Это была официально введенная система принудительного труда. В городах было запрещено нанимать на работу тех, кто проживал в них менее двух лет. Этот запрет затронул широкую массу безработных, которые перед введением этой меры часто переезжали в поисках работы. Безработных в принудительном порядке распределяли на тяжелые и низкооплачиваемые работы в кулацкие хозяйства, на торфоразработки и заготовку леса, с оплатой в 1–2 лата в день. Для сравнения, в промышленности неквалифицированный рабочий получал 3,6–3,7 лата в день, а квалифицированный рабочий до 5 лат в день. До 1 мая 1939 года Latvijas Darba Centrala распределила 8600 человек [23] .
23
Дризул А.А. Латвия под игом фашизма. Рига: Латвийское государственное издательство, 1960. С. 71–72.
Теперь прибалтийские националисты упрекают нас, что в СССР был «Гулаг» и принудительный труд. А в Латвии было что? Тот же самый принудительный труд и такой же «Гулаг». Разница была в том, что в СССР добывали золото и валили лес заключенные, которые были признаны виновными в уголовных преступлениях. Не будем сейчас спорить, насколько обоснованно. Главное, что в Латвии людей отправляли на принудительные работы без какой-либо вины, без какого-либо приговора, просто потому, что «жить стало трудно», а объект поклонения и обожания латышских фашистов – Германия прикончила им почти всю внешнюю торговлю и ввергла Латвию в сильнейший экономический кризис, по сравнению с которым Великая депрессия стала казаться годами процветания и богатства.
С разгоранием войны в Европе положение в Латвии только ухудшалось. Если в декабре 1939 года, по данным Latvijas Darba Centrala, было 4 тысячи зарегистрированных безработных, то в марте 1940 года их стало 13,2 тысячи. Это официальные данные, а по подсчетам А.А. Дризула, численность безработных достигала 44 тысяч человек [24] . Поток людей, которых Latvijas Darba Centrala погнала на принудительные работы, резко вырос и в январе – апреле 1940 года составил 30,8 тысячи человек.
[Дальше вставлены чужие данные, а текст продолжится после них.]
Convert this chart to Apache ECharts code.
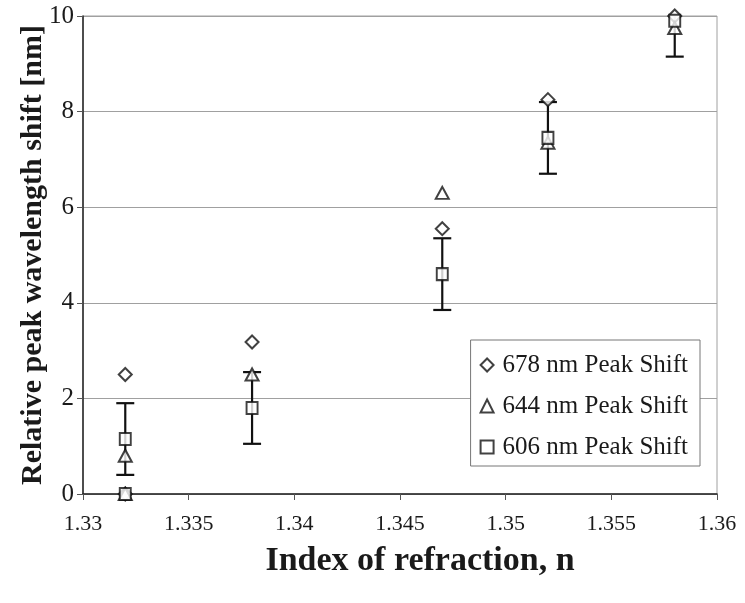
<!DOCTYPE html>
<html>
<head>
<meta charset="utf-8">
<script src="https://cdn.jsdelivr.net/npm/echarts@6/dist/echarts.min.js"></script>
<style>
  html, body { margin: 0; padding: 0; background: #fff; }
  #chart { width: 745px; height: 603px; }
</style>
</head>
<body>
<div id="chart"></div>
<script>
// Refractive index of each sample (two readings at the reference index)
const refractiveIndex = [1.332, 1.332, 1.338, 1.347, 1.352, 1.358];

// Relative peak shifts [nm] for each resonance
const shift678 = [0, 2.5, 3.18, 5.55, 8.25, 10.0];
const shift644 = [0, 0.8, 2.5, 6.3, 7.35, 9.75];
const shift606 = [0, 1.15, 1.8, 4.6, 7.45, 9.9];

// Uncertainty (+/-) on the 606 nm shift; null = no bar drawn
const err606 = [null, 0.75, 0.75, 0.75, 0.75, 0.75];

const seriesNames = ['678 nm Peak Shift', '644 nm Peak Shift', '606 nm Peak Shift'];
const xTicks = [1.33, 1.335, 1.34, 1.345, 1.35, 1.355, 1.36];

const serif = '"Liberation Serif", "Times New Roman", serif';

function pairs(values) {
  return refractiveIndex.map((x, i) => [x, values[i]]);
}

const errorData = [];
refractiveIndex.forEach((x, i) => {
  if (err606[i] != null) {
    errorData.push([x, shift606[i] - err606[i], shift606[i] + err606[i]]);
  }
});

const markerStyle = { color: '#fff', borderColor: '#111', borderWidth: 2 };

const chart = echarts.init(document.getElementById('chart'));
chart.setOption({
  animation: false,
  backgroundColor: '#fff',
  grid: {
    left: 83, right: 28, top: 16, bottom: 109,
    show: true, borderColor: '#a0a0a0', borderWidth: 1
  },
  legend: {
    right: 45, top: 340,
    orient: 'vertical',
    data: seriesNames,
    itemWidth: 13, itemHeight: 13, itemGap: 13,
    padding: [11, 12, 5, 9],
    borderColor: '#777', borderWidth: 1,
    backgroundColor: '#fff',
    textStyle: { fontFamily: serif, fontSize: 25, lineHeight: 28, color: '#1a1a1a', padding: [0, 0, 0, 4] }
  },
  xAxis: {
    type: 'value',
    min: 1.33, max: 1.36, interval: 0.005,
    name: 'Index of refraction, n',
    nameLocation: 'middle', nameGap: 50,
    nameTextStyle: { fontFamily: serif, fontSize: 34, fontWeight: 'bold', color: '#1a1a1a', padding: [0, 0, 0, 40] },
    axisLine: { show: true, onZero: false, lineStyle: { color: '#222', width: 1.5 } },
    axisTick: { show: true, inside: false, length: 6, lineStyle: { color: '#555' } },
    axisLabel: {
      fontFamily: serif, fontSize: 22, color: '#1a1a1a', margin: 19,
      formatter: v => {
        const hit = xTicks.find(t => Math.abs(t - v) < 1e-9);
        return hit != null ? String(hit) : '';
      }
    },
    splitLine: { show: false }
  },
  yAxis: {
    type: 'value',
    min: 0, max: 10, interval: 2,
    name: 'Relative peak wavelength shift [nm]',
    nameLocation: 'middle', nameGap: 35,
    nameMoveOverlap: false,
    nameTextStyle: { fontFamily: serif, fontSize: 30, fontWeight: 'bold', color: '#1a1a1a' },
    axisLine: { show: true, lineStyle: { color: '#222', width: 1.5 } },
    axisTick: { show: true, inside: false, length: 6, lineStyle: { color: '#555' } },
    axisLabel: { fontFamily: serif, fontSize: 25, color: '#1a1a1a', margin: 9 },
    splitLine: { show: true, lineStyle: { color: '#a0a0a0', width: 1 } }
  },
  series: [
    {
      type: 'custom',
      name: 'err606',
      clip: true,
      z: 3,
      data: errorData,
      renderItem: function (params, api) {
        const x = api.value(0);
        const top = api.coord([x, api.value(2)]);
        const bot = api.coord([x, api.value(1)]);
        const cap = 9;
        const style = { stroke: '#111', lineWidth: 2.2 };
        return {
          type: 'group',
          children: [
            { type: 'line', shape: { x1: top[0], y1: top[1], x2: bot[0], y2: bot[1] }, style },
            { type: 'line', shape: { x1: top[0] - cap, y1: top[1], x2: top[0] + cap, y2: top[1] }, style },
            { type: 'line', shape: { x1: bot[0] - cap, y1: bot[1], x2: bot[0] + cap, y2: bot[1] }, style }
          ]
        };
      }
    },
    {
      type: 'scatter', name: seriesNames[0], data: pairs(shift678),
      symbol: 'diamond', symbolSize: [13, 13], itemStyle: markerStyle, z: 5, clip: false
    },
    {
      type: 'scatter', name: seriesNames[1], data: pairs(shift644),
      symbol: 'triangle', symbolSize: [13, 12], itemStyle: markerStyle, z: 5, clip: false
    },
    {
      type: 'scatter', name: seriesNames[2], data: pairs(shift606),
      symbol: 'rect', symbolSize: [11, 12], itemStyle: markerStyle, z: 5, clip: false
    }
  ]
});
</script>
</body>
</html>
В апреле 1940 года был разработан еще более дикий план, предусматривающий увольнение в мае – сентябре 1940 года 32,2 тысячи рабочих и служащих в городах и отправку их на принудительные работы в сельскую местность [25] .
24
Дризул А.А. Латвия под игом фашизма. Рига: Латвийское государственное издательство, 1960. С. 75.
25
Там же.
Это вызвало массовое сопротивление по всей Латвии. С апреля 1940 года стали отмечаться случаи, когда рабочие предприятий стали отказываться ехать в деревню, во многих случаях не удавалось отправить ни одного человека. Люди были готовы голодать, лишь бы не ехать на принудительные работы. Все это безумие было прекращено вводом Красной Армии в Латвию 21 июня 1940 года. Надо ли говорить, что население Латвии встретило Красную Армию как освободителей от собственного правительства, загонявшего их в латвийский «Гулаг» под названием Latvijas Darba Centrala?
Теперь в Латвии старательно не хотят вспоминать об этом позорном моменте в своей истории. Даже поисковая система Google не дает никаких ссылок по запросу «Latvijas Darba Centrala», нет об этой организации статьи в латышской Википедии. Ни ссылок, ни упоминаний, в особенности на фоне пространных излияний на тему «советской оккупации». Действительно, к чему теперь европейской нации вспоминать о том, как они же сами превратили всю свою страну в концлагерь и гнали своих же соотечественников на принудительные работы?